─── STORED DATA ───

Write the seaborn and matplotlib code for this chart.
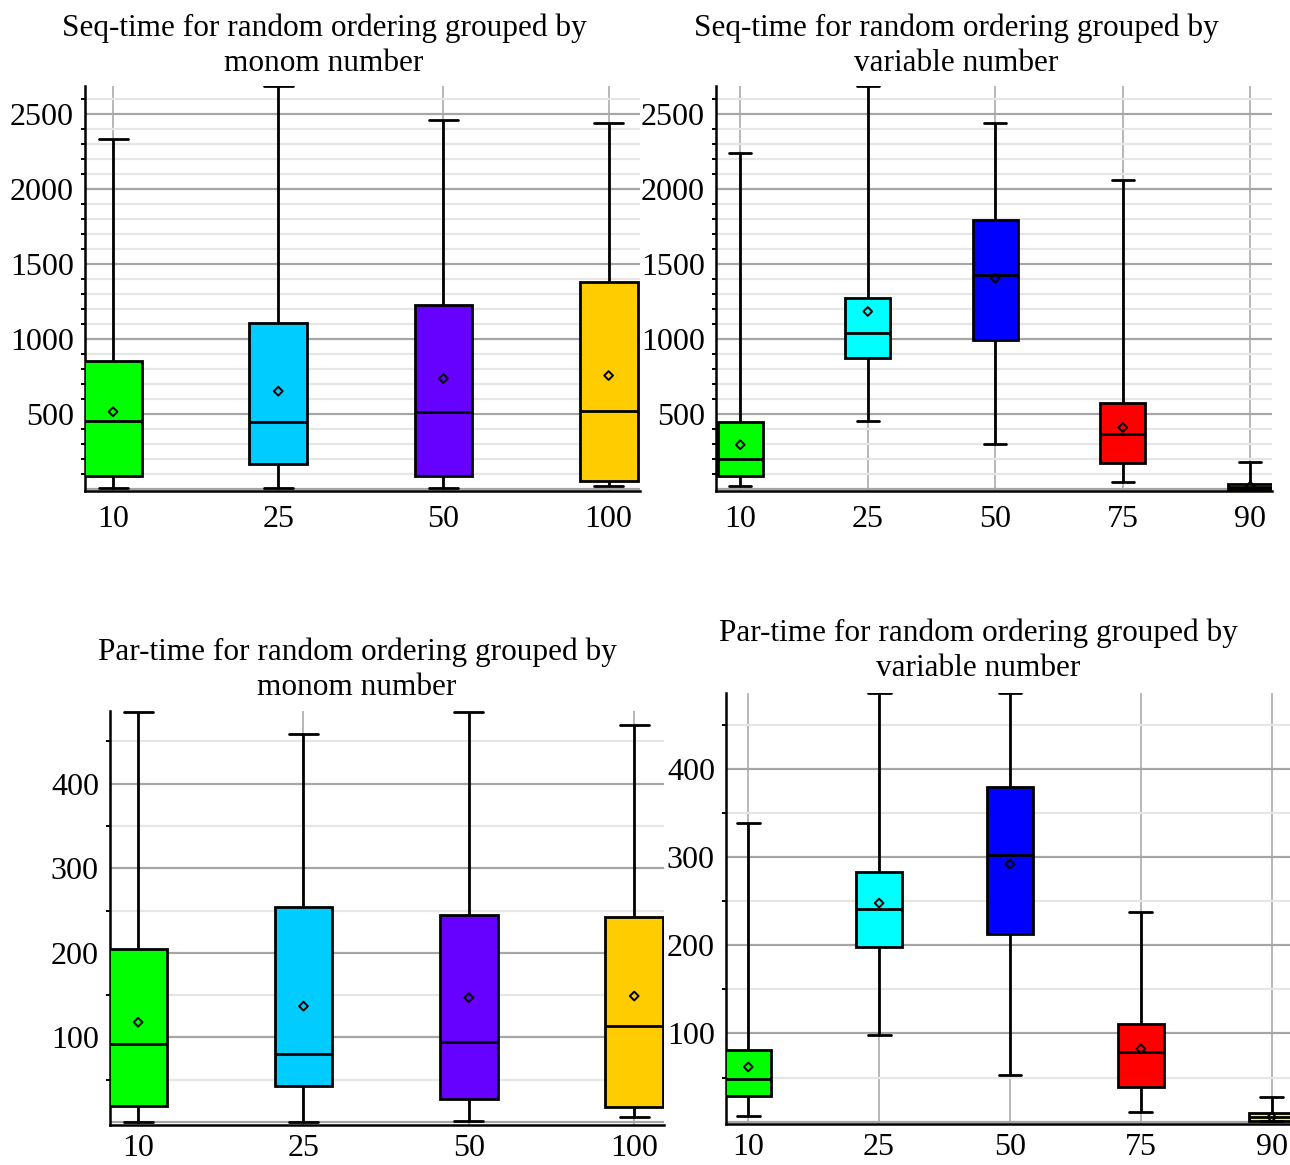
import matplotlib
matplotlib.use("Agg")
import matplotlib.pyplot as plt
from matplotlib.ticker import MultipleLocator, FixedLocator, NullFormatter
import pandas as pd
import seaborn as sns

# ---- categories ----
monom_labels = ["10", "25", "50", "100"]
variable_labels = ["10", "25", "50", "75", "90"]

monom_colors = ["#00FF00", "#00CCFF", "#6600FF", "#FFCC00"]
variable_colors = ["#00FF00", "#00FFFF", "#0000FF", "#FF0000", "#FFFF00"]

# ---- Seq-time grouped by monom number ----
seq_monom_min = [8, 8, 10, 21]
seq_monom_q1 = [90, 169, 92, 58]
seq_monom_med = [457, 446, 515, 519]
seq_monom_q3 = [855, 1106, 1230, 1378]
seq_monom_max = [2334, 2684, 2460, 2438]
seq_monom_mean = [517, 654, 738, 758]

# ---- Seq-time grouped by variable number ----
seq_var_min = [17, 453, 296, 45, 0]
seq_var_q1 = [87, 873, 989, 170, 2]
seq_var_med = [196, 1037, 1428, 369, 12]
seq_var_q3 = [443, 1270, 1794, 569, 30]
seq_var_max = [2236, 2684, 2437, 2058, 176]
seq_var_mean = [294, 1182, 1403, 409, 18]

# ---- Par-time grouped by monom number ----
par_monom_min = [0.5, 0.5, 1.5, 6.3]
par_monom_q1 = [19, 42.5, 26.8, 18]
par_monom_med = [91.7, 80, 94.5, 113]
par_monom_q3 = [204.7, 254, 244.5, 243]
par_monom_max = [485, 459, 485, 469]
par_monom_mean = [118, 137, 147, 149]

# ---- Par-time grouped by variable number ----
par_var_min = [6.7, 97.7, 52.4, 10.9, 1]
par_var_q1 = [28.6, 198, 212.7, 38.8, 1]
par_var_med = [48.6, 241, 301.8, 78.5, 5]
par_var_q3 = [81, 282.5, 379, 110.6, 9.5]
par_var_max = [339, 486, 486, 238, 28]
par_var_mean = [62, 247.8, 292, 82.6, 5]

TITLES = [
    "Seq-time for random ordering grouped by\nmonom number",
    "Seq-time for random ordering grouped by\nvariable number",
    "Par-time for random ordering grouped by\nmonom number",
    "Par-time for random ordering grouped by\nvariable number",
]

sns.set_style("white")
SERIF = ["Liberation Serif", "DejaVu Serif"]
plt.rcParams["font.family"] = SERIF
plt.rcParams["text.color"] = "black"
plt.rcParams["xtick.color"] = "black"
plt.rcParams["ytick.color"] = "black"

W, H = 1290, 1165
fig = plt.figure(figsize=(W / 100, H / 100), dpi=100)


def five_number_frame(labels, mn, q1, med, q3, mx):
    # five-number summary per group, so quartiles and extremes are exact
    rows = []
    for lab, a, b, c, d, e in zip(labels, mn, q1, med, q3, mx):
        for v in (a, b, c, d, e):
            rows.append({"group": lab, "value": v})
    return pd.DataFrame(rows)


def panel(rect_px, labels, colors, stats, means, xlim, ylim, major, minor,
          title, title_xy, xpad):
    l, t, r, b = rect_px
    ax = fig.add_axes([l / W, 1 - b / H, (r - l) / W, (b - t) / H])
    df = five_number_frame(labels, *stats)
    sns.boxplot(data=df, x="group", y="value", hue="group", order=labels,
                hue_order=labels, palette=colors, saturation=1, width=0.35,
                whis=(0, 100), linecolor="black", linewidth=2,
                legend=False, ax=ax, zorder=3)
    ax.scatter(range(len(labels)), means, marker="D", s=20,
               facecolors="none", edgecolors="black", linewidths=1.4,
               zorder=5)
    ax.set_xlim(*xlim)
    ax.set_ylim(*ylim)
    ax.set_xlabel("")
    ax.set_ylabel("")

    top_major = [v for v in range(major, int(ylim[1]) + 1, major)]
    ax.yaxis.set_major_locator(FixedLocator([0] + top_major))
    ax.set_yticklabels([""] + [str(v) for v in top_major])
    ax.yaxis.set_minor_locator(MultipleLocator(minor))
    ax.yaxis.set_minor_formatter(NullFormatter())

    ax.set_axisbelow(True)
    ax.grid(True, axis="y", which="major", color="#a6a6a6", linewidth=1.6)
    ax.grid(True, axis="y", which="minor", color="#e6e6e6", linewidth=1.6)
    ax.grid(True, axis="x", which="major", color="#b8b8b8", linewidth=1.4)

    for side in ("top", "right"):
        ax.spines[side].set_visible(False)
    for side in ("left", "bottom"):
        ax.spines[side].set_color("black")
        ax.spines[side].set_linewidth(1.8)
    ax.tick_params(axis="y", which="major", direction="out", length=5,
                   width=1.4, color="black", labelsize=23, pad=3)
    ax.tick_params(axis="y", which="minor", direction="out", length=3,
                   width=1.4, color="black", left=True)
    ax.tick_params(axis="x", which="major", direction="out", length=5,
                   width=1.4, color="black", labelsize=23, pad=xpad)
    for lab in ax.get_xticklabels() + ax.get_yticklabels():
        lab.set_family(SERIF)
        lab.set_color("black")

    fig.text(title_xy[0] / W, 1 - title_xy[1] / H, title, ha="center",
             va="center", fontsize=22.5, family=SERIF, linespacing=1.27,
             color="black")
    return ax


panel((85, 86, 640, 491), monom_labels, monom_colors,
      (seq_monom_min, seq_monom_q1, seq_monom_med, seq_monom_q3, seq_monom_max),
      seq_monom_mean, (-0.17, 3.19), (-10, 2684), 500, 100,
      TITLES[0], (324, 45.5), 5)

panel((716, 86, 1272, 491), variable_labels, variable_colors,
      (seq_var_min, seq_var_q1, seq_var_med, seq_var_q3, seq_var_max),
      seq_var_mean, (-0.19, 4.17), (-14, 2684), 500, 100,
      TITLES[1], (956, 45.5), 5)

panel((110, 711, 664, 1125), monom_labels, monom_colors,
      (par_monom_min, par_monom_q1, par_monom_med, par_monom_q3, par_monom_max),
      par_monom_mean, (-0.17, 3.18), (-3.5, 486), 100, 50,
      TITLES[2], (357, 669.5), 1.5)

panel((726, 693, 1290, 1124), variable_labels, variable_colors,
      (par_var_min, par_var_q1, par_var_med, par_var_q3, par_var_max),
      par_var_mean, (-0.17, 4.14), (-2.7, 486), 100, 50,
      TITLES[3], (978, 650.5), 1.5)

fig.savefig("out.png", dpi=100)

───

PROBLEM REQUIREMENTS:
Return only the lines running from the top of the data to the line that holds "import seaborn as sns". Include both of those lines, but skip the pictures.

TASK ANSWER:
Write the seaborn and matplotlib code for this chart.
import matplotlib
matplotlib.use("Agg")
import matplotlib.pyplot as plt
from matplotlib.ticker import MultipleLocator, FixedLocator, NullFormatter
import pandas as pd
import seaborn as sns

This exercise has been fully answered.